What you are asked to do - Starting at the first line of the data, please print exactly those lines through the one that holds "YAxis, CartesianGrid, ReferenceArea", omitting every picture.

Material -
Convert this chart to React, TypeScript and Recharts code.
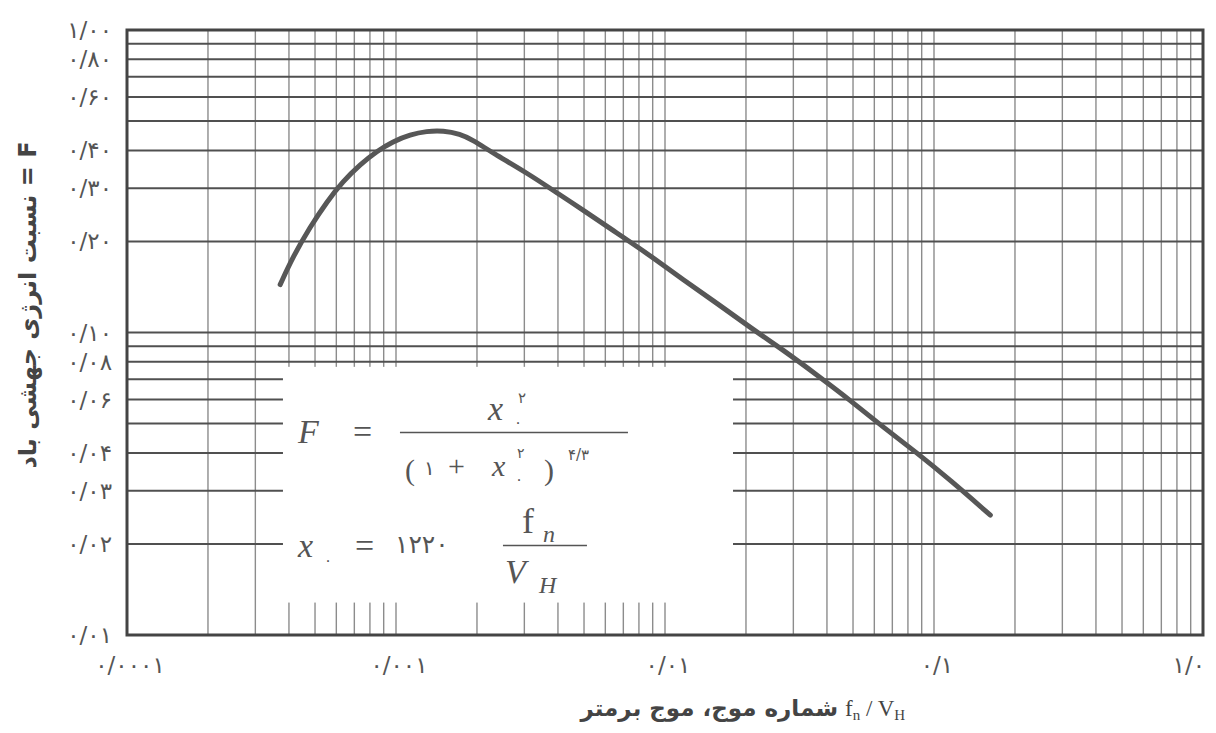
import React from 'react';
import { LineChart, Line, XAxis, YAxis, CartesianGrid, ReferenceArea } from 'recharts';

// wave number f_n / V_H
const waveNumber = [
  0.000371, 0.000414, 0.000479, 0.000554, 0.000635, 0.000735, 0.00085, 0.000974,
  0.00113, 0.0013, 0.0015, 0.00173, 0.00193, 0.00229, 0.00307, 0.00407, 0.00496,
  0.00663, 0.00879, 0.0117, 0.0156, 0.0207, 0.0275, 0.0367, 0.0487, 0.0646, 0.0865,
  0.115, 0.162,
];
// F = energy ratio
const energyRatio = [
  0.144, 0.178, 0.223, 0.271, 0.316, 0.359, 0.398, 0.428,
  0.451, 0.463, 0.465, 0.453, 0.433, 0.392, 0.337, 0.285, 0.254,
  0.213, 0.18, 0.149, 0.125, 0.104, 0.0875, 0.0724, 0.0598, 0.0487, 0.04,
  0.0325, 0.0249,
];

const xGridTicks = [
  0.0001, 0.0002, 0.0003, 0.0004, 0.0005, 0.0006, 0.0007, 0.0008, 0.0009,
  0.001, 0.002, 0.003, 0.004, 0.005, 0.006, 0.007, 0.008, 0.009,
  0.01, 0.02, 0.03, 0.04, 0.05, 0.06, 0.07, 0.08, 0.09,
  0.1, 0.2, 0.3, 0.4, 0.5, 0.6, 0.7, 0.8, 0.9, 1,
];
const yGridTicks = [
  0.01, 0.02, 0.03, 0.04, 0.05, 0.06, 0.07, 0.08, 0.09,
  0.1, 0.2, 0.3, 0.4, 0.5, 0.6, 0.7, 0.8, 0.9, 1,
];
const xLabelValues = [0.0001, 0.001, 0.01, 0.1, 1];
const xLabelTexts = ['۰/۰۰۰۱', '۰/۰۰۱', '۰/۰۱', '۰/۱', '۱/۰'];
const yLabelValues = [1, 0.8, 0.6, 0.4, 0.3, 0.2, 0.1, 0.08, 0.06, 0.04, 0.03, 0.02, 0.01];
const yLabelTexts = ['۱/۰۰', '۰/۸۰', '۰/۶۰', '۰/۴۰', '۰/۳۰', '۰/۲۰', '۰/۱۰', '۰/۰۸', '۰/۰۶', '۰/۰۴', '۰/۰۳', '۰/۰۲', '۰/۰۱'];

// white formula panel, in data units
const formulaBoxX = [0.00038, 0.0179];
const formulaBoxY = [0.0128, 0.077];

const xTitle = 'شماره موج، موج برمتر';
const yTitle = 'نسبت انرژی جهشی باد = F';

const data = waveNumber.map((x, i) => ({ x, f: energyRatio[i] }));

const INK = '#555';
const SERIF = 'Liberation Serif, DejaVu Serif, serif';
const FA = 'DejaVu Sans';

const findIdx = (arr: number[], v: number) => arr.findIndex((t) => Math.abs(t - v) <= t * 1e-6);

const XTick = (props: any) => {
  const { x, y, payload } = props;
  const i = findIdx(xLabelValues, payload.value);
  if (i < 0) return <g />;
  const last = i === xLabelValues.length - 1;
  return (
    <text x={last ? x + 2 : x + 3} y={y + 38} textAnchor={last ? 'end' : 'middle'}
      fontFamily={FA} fontSize={23} fill={INK} letterSpacing={3}>
      {xLabelTexts[i]}
    </text>
  );
};

const YTick = (props: any) => {
  const { x, y, payload } = props;
  const i = findIdx(yLabelValues, payload.value);
  if (i < 0) return <g />;
  return (
    <text x={x - 15} y={y + 8} textAnchor="end" fontFamily={FA} fontSize={23} fill={INK} letterSpacing={3}>
      {yLabelTexts[i]}
    </text>
  );
};

const FormulaBox = (props: any) => {
  const { x, y, width, height } = props;
  const x0 = x + 2;
  const yb = y + height;
  return (
    <g>
      <rect x={x} y={y} width={width} height={height} fill="#fff" stroke="none" />
      {/* F = x0^2 / (1 + x0^2)^(4/3) */}
      <text x={x0 + 13} y={yb - 160} fontFamily={SERIF} fontStyle="italic" fontSize={34} fill={INK}>F</text>
      <text x={x0 + 68} y={yb - 160} fontFamily={SERIF} fontSize={34} fill={INK}>=</text>
      <text x={x0 + 203} y={yb - 183} fontFamily={SERIF} fontStyle="italic" fontSize={34} fill={INK}>x</text>
      <text x={x0 + 233} y={yb - 200} fontFamily={FA} fontSize={15} fill={INK}>۲</text>
      <text x={x0 + 229} y={yb - 176} fontFamily={FA} fontSize={15} fill={INK}>۰</text>
      <line x1={x0 + 115} x2={x0 + 343} y1={yb - 170} y2={yb - 170} stroke={INK} strokeWidth={1.6} />
      <text x={x0 + 120} y={yb - 123} fontFamily={SERIF} fontSize={30} fill={INK}>(</text>
      <text x={x0 + 139} y={yb - 128} fontFamily={FA} fontSize={20} fill={INK}>۱</text>
      <text x={x0 + 163} y={yb - 127} fontFamily={SERIF} fontSize={30} fill={INK}>+</text>
      <text x={x0 + 207} y={yb - 127} fontFamily={SERIF} fontStyle="italic" fontSize={30} fill={INK}>x</text>
      <text x={x0 + 232} y={yb - 145} fontFamily={FA} fontSize={14} fill={INK}>۲</text>
      <text x={x0 + 230} y={yb - 119} fontFamily={FA} fontSize={15} fill={INK}>۰</text>
      <text x={x0 + 259} y={yb - 123} fontFamily={SERIF} fontSize={30} fill={INK}>)</text>
      <text x={x0 + 283} y={yb - 143} fontFamily={FA} fontSize={15} fill={INK} letterSpacing={2}>۴/۳</text>
      {/* x0 = 1220 fn / VH */}
      <text x={x0 + 13} y={yb - 46} fontFamily={SERIF} fontStyle="italic" fontSize={34} fill={INK}>x</text>
      <text x={x0 + 39} y={yb - 38} fontFamily={FA} fontSize={15} fill={INK}>۰</text>
      <text x={x0 + 70} y={yb - 46} fontFamily={SERIF} fontSize={34} fill={INK}>=</text>
      <text x={x0 + 110} y={yb - 50} fontFamily={FA} fontSize={25} fill={INK}>۱۲۲۰</text>
      <text x={x0 + 237} y={yb - 70} fontFamily={SERIF} fontSize={36} fill={INK}>f</text>
      <text x={x0 + 258} y={yb - 61} fontFamily={SERIF} fontStyle="italic" fontSize={24} fill={INK}>n</text>
      <line x1={x0 + 218} x2={x0 + 302} y1={yb - 57} y2={yb - 57} stroke={INK} strokeWidth={1.6} />
      <text x={x0 + 220} y={yb - 20} fontFamily={SERIF} fontStyle="italic" fontSize={34} fill={INK}>V</text>
      <text x={x0 + 254} y={yb - 10} fontFamily={SERIF} fontStyle="italic" fontSize={24} fill={INK}>H</text>
    </g>
  );
};

export default function App() {
  return (
    <div style={{ position: 'absolute', left: 0, top: 0, width: 1216, height: 733, background: '#fff' }}>
      <LineChart width={1216} height={733} data={data} margin={{ top: 30, right: 13, bottom: 0, left: 0 }}>
        <CartesianGrid horizontal={false} vertical={true} stroke="#8c8c8c" strokeWidth={1.4} />
        <CartesianGrid horizontal={true} vertical={false} stroke="#505050" strokeWidth={2} />
        <XAxis dataKey="x" type="number" scale="log" domain={[0.0001, 1]} allowDataOverflow
          ticks={xGridTicks} interval={0} tick={(p: any) => <XTick {...p} />} tickLine={false}
          axisLine={false} tickSize={0} tickMargin={0} height={98} />
        <YAxis type="number" scale="log" domain={[0.01, 1]} allowDataOverflow
          ticks={yGridTicks} interval={0} tick={(p: any) => <YTick {...p} />} tickLine={false}
          axisLine={false} tickSize={0} tickMargin={0} width={127} />
        <ReferenceArea x1={formulaBoxX[0]} x2={formulaBoxX[1]} y1={formulaBoxY[0]} y2={formulaBoxY[1]}
          shape={(p: any) => <FormulaBox {...p} />} />
        <ReferenceArea x1={0.0001} x2={1} y1={0.01} y2={1} fill="none" fillOpacity={0}
          stroke="#444" strokeWidth={3} />
        <Line dataKey="f" type="basis" stroke="#575757" strokeWidth={5} dot={false}
          strokeLinecap="round" isAnimationActive={false} />
      </LineChart>
      <svg width={1216} height={733} style={{ position: 'absolute', left: 0, top: 0, pointerEvents: 'none' }}>
        <text transform="translate(36,305) rotate(-90)" textAnchor="middle" fontFamily={FA}
          fontWeight="bold" fontSize={24} fill="#444">{yTitle}</text>
        <text x={838} y={716} textAnchor="end" fontFamily={FA} fontWeight="bold" fontSize={23} fill="#444">{xTitle}</text>
        <text x={845} y={716} fontFamily={SERIF} fontSize={23} fill="#444">
          f<tspan fontSize={15} dy={4}>n</tspan>
          <tspan dy={-4}> / V</tspan>
          <tspan fontSize={15} dy={4}>H</tspan>
        </text>
      </svg>
    </div>
  );
}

Full output -
Convert this chart to React, TypeScript and Recharts code.
import React from 'react';
import { LineChart, Line, XAxis, YAxis, CartesianGrid, ReferenceArea } from 'recharts';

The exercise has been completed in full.